Brief | Reproduce the listing exactly, with no pictures in your copy.

Dataset content |
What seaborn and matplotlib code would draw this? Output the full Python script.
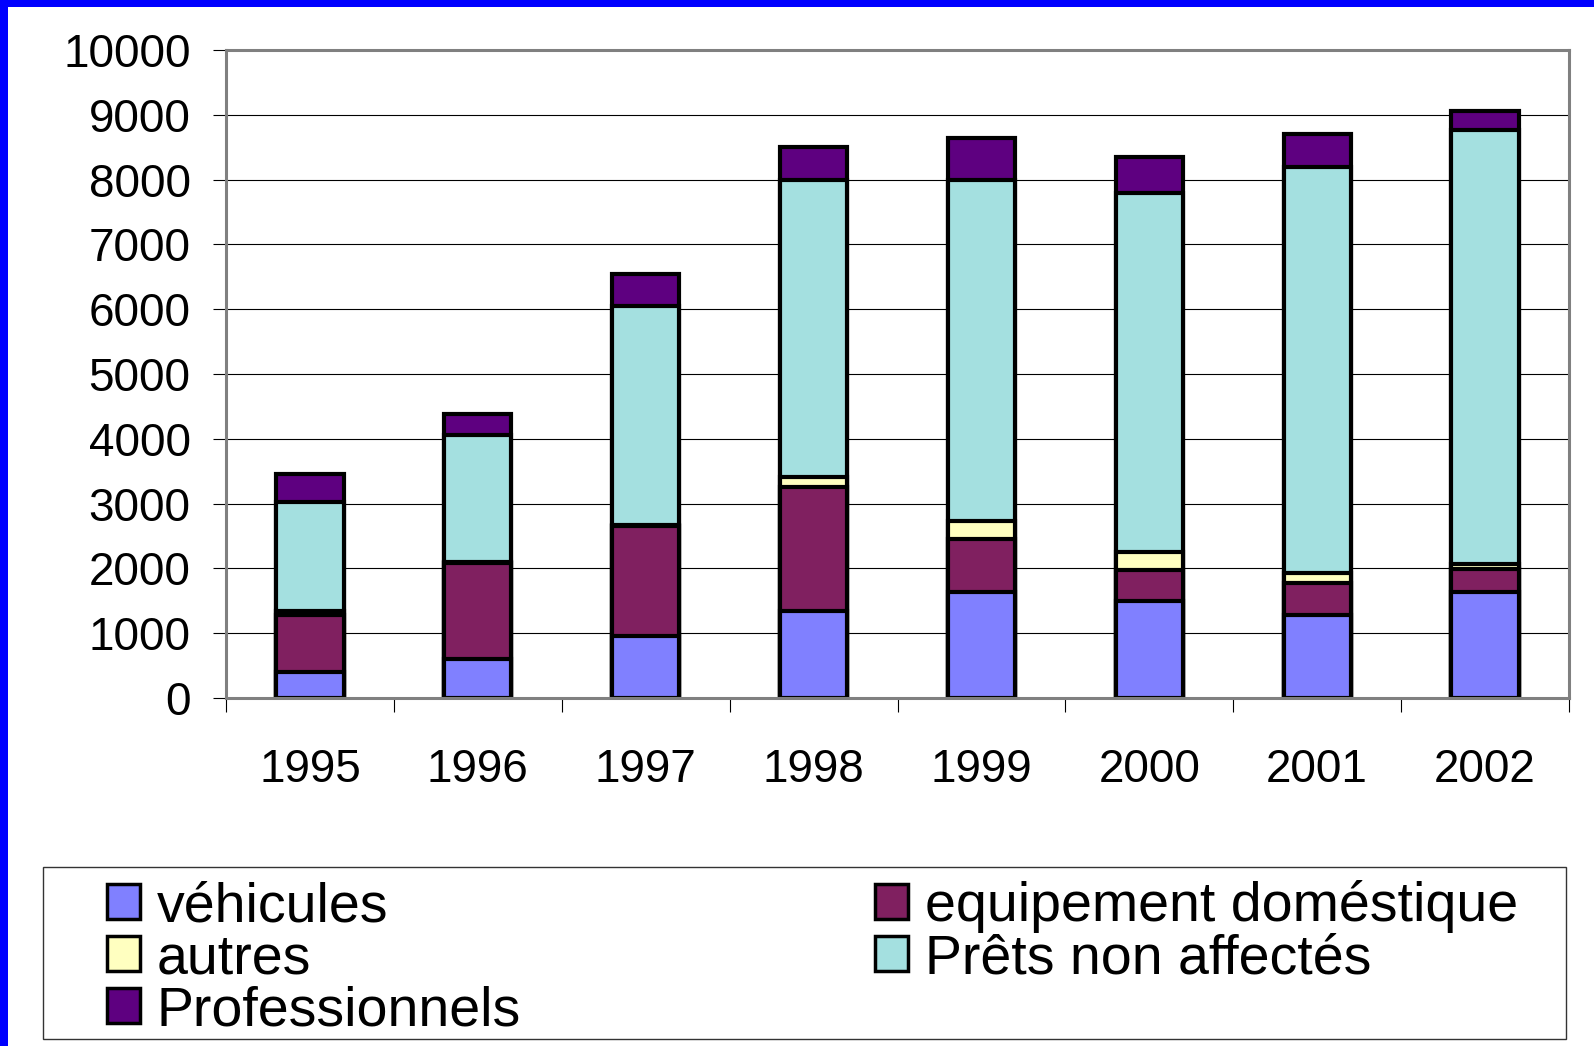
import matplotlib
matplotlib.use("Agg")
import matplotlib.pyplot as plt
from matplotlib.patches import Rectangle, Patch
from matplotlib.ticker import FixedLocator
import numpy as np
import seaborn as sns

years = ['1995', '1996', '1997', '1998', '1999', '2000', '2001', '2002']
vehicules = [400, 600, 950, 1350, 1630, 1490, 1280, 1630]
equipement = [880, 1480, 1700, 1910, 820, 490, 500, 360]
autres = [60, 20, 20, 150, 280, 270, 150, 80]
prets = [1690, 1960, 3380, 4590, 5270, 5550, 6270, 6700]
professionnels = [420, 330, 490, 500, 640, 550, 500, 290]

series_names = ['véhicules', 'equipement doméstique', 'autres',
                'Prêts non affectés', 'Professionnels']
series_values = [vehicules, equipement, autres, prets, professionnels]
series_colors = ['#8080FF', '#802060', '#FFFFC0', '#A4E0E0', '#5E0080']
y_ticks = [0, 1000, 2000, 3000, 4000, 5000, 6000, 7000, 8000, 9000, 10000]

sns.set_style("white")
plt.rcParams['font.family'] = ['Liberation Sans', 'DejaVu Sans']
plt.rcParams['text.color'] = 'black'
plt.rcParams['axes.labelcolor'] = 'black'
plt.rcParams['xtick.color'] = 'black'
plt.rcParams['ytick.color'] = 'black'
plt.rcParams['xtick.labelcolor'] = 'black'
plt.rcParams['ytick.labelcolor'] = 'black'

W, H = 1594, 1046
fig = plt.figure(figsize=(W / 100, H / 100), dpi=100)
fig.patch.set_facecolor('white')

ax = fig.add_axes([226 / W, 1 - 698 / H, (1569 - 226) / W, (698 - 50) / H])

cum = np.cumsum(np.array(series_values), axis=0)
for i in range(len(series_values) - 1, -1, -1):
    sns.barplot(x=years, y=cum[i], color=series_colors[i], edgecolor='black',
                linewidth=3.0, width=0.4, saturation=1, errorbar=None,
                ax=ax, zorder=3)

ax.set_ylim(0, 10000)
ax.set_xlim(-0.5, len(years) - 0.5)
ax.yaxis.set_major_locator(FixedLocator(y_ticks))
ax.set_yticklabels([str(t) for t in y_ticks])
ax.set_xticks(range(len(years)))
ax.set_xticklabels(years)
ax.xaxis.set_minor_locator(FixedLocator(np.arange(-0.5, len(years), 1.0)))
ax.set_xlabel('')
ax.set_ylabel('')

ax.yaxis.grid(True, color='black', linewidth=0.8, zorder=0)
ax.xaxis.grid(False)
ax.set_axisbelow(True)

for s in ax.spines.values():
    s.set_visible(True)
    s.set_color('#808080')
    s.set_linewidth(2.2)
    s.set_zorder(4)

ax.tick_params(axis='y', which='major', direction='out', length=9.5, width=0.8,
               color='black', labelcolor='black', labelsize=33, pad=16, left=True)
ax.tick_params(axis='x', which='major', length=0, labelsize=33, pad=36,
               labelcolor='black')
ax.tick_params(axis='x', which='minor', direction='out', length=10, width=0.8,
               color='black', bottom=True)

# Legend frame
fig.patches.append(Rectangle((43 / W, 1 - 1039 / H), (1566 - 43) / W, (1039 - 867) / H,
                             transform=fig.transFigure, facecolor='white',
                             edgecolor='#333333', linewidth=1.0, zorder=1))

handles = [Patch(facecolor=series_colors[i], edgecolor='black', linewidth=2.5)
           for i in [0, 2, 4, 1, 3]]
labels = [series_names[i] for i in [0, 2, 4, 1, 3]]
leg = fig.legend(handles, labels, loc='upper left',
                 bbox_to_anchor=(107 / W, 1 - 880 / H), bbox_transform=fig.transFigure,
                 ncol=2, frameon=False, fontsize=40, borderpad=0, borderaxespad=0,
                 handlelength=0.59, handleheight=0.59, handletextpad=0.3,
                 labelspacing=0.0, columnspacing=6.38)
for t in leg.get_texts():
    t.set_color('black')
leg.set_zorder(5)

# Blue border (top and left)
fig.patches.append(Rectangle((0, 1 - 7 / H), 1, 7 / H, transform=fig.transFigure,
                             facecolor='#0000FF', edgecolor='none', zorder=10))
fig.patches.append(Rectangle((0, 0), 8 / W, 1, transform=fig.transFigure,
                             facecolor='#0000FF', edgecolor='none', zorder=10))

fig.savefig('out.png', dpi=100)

Exercise solution |
What seaborn and matplotlib code would draw this? Output the full Python script.
import matplotlib
matplotlib.use("Agg")
import matplotlib.pyplot as plt
from matplotlib.patches import Rectangle, Patch
from matplotlib.ticker import FixedLocator
import numpy as np
import seaborn as sns

years = ['1995', '1996', '1997', '1998', '1999', '2000', '2001', '2002']
vehicules = [400, 600, 950, 1350, 1630, 1490, 1280, 1630]
equipement = [880, 1480, 1700, 1910, 820, 490, 500, 360]
autres = [60, 20, 20, 150, 280, 270, 150, 80]
prets = [1690, 1960, 3380, 4590, 5270, 5550, 6270, 6700]
professionnels = [420, 330, 490, 500, 640, 550, 500, 290]

series_names = ['véhicules', 'equipement doméstique', 'autres',
                'Prêts non affectés', 'Professionnels']
series_values = [vehicules, equipement, autres, prets, professionnels]
series_colors = ['#8080FF', '#802060', '#FFFFC0', '#A4E0E0', '#5E0080']
y_ticks = [0, 1000, 2000, 3000, 4000, 5000, 6000, 7000, 8000, 9000, 10000]

sns.set_style("white")
plt.rcParams['font.family'] = ['Liberation Sans', 'DejaVu Sans']
plt.rcParams['text.color'] = 'black'
plt.rcParams['axes.labelcolor'] = 'black'
plt.rcParams['xtick.color'] = 'black'
plt.rcParams['ytick.color'] = 'black'
plt.rcParams['xtick.labelcolor'] = 'black'
plt.rcParams['ytick.labelcolor'] = 'black'

W, H = 1594, 1046
fig = plt.figure(figsize=(W / 100, H / 100), dpi=100)
fig.patch.set_facecolor('white')

ax = fig.add_axes([226 / W, 1 - 698 / H, (1569 - 226) / W, (698 - 50) / H])

cum = np.cumsum(np.array(series_values), axis=0)
for i in range(len(series_values) - 1, -1, -1):
    sns.barplot(x=years, y=cum[i], color=series_colors[i], edgecolor='black',
                linewidth=3.0, width=0.4, saturation=1, errorbar=None,
                ax=ax, zorder=3)

ax.set_ylim(0, 10000)
ax.set_xlim(-0.5, len(years) - 0.5)
ax.yaxis.set_major_locator(FixedLocator(y_ticks))
ax.set_yticklabels([str(t) for t in y_ticks])
ax.set_xticks(range(len(years)))
ax.set_xticklabels(years)
ax.xaxis.set_minor_locator(FixedLocator(np.arange(-0.5, len(years), 1.0)))
ax.set_xlabel('')
ax.set_ylabel('')

ax.yaxis.grid(True, color='black', linewidth=0.8, zorder=0)
ax.xaxis.grid(False)
ax.set_axisbelow(True)

for s in ax.spines.values():
    s.set_visible(True)
    s.set_color('#808080')
    s.set_linewidth(2.2)
    s.set_zorder(4)

ax.tick_params(axis='y', which='major', direction='out', length=9.5, width=0.8,
               color='black', labelcolor='black', labelsize=33, pad=16, left=True)
ax.tick_params(axis='x', which='major', length=0, labelsize=33, pad=36,
               labelcolor='black')
ax.tick_params(axis='x', which='minor', direction='out', length=10, width=0.8,
               color='black', bottom=True)

# Legend frame
fig.patches.append(Rectangle((43 / W, 1 - 1039 / H), (1566 - 43) / W, (1039 - 867) / H,
                             transform=fig.transFigure, facecolor='white',
                             edgecolor='#333333', linewidth=1.0, zorder=1))

handles = [Patch(facecolor=series_colors[i], edgecolor='black', linewidth=2.5)
           for i in [0, 2, 4, 1, 3]]
labels = [series_names[i] for i in [0, 2, 4, 1, 3]]
leg = fig.legend(handles, labels, loc='upper left',
                 bbox_to_anchor=(107 / W, 1 - 880 / H), bbox_transform=fig.transFigure,
                 ncol=2, frameon=False, fontsize=40, borderpad=0, borderaxespad=0,
                 handlelength=0.59, handleheight=0.59, handletextpad=0.3,
                 labelspacing=0.0, columnspacing=6.38)
for t in leg.get_texts():
    t.set_color('black')
leg.set_zorder(5)

# Blue border (top and left)
fig.patches.append(Rectangle((0, 1 - 7 / H), 1, 7 / H, transform=fig.transFigure,
                             facecolor='#0000FF', edgecolor='none', zorder=10))
fig.patches.append(Rectangle((0, 0), 8 / W, 1, transform=fig.transFigure,
                             facecolor='#0000FF', edgecolor='none', zorder=10))

fig.savefig('out.png', dpi=100)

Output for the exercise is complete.